## RECORDED DATA
______
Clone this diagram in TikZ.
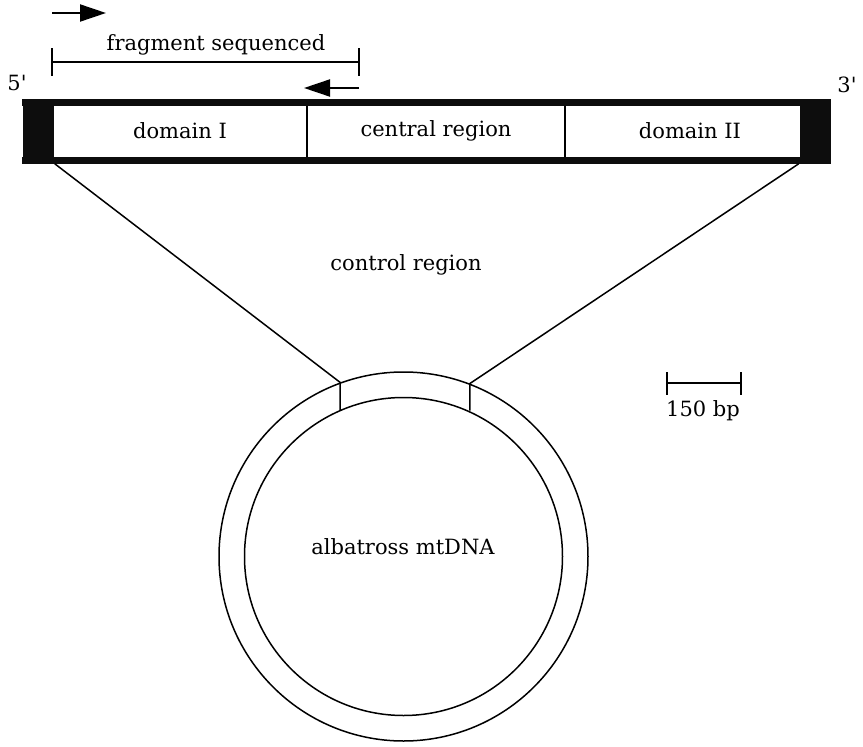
______
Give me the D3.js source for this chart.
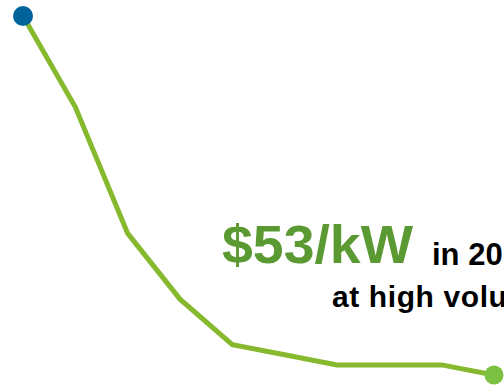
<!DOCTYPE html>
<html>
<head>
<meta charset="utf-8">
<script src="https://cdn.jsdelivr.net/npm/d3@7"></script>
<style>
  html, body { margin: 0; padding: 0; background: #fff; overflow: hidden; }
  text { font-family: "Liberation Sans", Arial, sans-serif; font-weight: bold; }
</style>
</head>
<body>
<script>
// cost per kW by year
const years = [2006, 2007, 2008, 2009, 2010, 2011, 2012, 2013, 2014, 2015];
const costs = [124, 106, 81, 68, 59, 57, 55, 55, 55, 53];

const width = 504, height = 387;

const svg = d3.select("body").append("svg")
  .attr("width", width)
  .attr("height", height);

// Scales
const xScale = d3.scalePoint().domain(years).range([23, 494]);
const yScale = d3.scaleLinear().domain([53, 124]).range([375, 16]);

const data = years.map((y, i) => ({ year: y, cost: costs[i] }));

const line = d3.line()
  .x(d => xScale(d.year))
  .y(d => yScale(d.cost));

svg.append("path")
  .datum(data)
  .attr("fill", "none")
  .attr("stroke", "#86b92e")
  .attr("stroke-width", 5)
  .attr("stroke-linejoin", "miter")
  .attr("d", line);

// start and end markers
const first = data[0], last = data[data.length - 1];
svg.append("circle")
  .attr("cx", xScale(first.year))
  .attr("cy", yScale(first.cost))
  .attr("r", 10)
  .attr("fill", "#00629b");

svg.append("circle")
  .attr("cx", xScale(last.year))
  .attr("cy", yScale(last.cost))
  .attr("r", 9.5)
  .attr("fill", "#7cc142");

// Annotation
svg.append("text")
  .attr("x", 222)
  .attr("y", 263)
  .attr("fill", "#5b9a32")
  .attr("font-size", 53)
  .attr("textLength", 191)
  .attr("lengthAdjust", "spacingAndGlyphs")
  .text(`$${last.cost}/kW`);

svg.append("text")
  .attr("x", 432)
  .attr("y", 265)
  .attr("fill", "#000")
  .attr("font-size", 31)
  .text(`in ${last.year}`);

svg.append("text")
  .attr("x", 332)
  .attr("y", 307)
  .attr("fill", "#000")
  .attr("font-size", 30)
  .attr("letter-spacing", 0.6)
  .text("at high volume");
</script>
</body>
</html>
______
## EXERCISE DETAILS
What is the number of lines holding the word "this"? State it alone.

## EXPECTED OUTPUT
2